Since the September 11 attacks in 2001, the Federal Communications Commission (and other code-governing bodies like the NFPA and IFC) toughened their guidelines to ensure First Responders can communicate in emergency situations. This means that many city, county and state jurisdictions now require building owners provide satisfactory in-building wireless connectivity for First Responders using public safety radios and communication devices.
The idea is that when firefighters walk into a burning building, they know they will be able to use their 2-way radios to communicate with personnel outside the building and/or with their local dispatch. This often requires the building owner to deploy a single-purpose radio system just to support Public Safety communication devices. These systems must be robust enough to withstand the challenging conditions of most emergency situations.

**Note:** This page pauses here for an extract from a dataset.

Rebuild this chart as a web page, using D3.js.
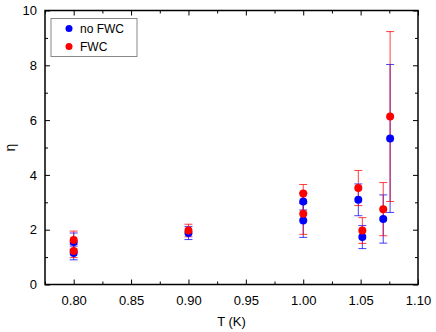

But what about the civilians (i.e. non-emergency personnel) who are caught up in these situations? In many instances, the best and fastest information comes from those experiencing the emergency first hand, but their ability to communicate often gets overlooked in the effort to satisfy Public Safety requirements. With a mobile device in just about everyone’s pocket, why not ensure these individuals, as well as First Responders, can communicate with each other and the outside world?
Those experiencing the emergency will typically be the first to report the incident, will be the first to provide the details and extent of the emergency, and will be able to provide updates until First Responders arrive. Most importantly, loved ones are likely to be better informed if individuals at the scene of the emergency can communicate effectively.
Certainly, reliable Public Safety communications indoors is critical for First Responders to do their jobs in times of emergency. At the same time, let’s not undervalue the importance of other individuals at the scene to communicate effectively.
As a building owner who is deploying a Public Safety DAS, why not consider a DAS for cellular communications as well? After all, Public Safety is not just about First Responders but rather everyone involved in an emergency.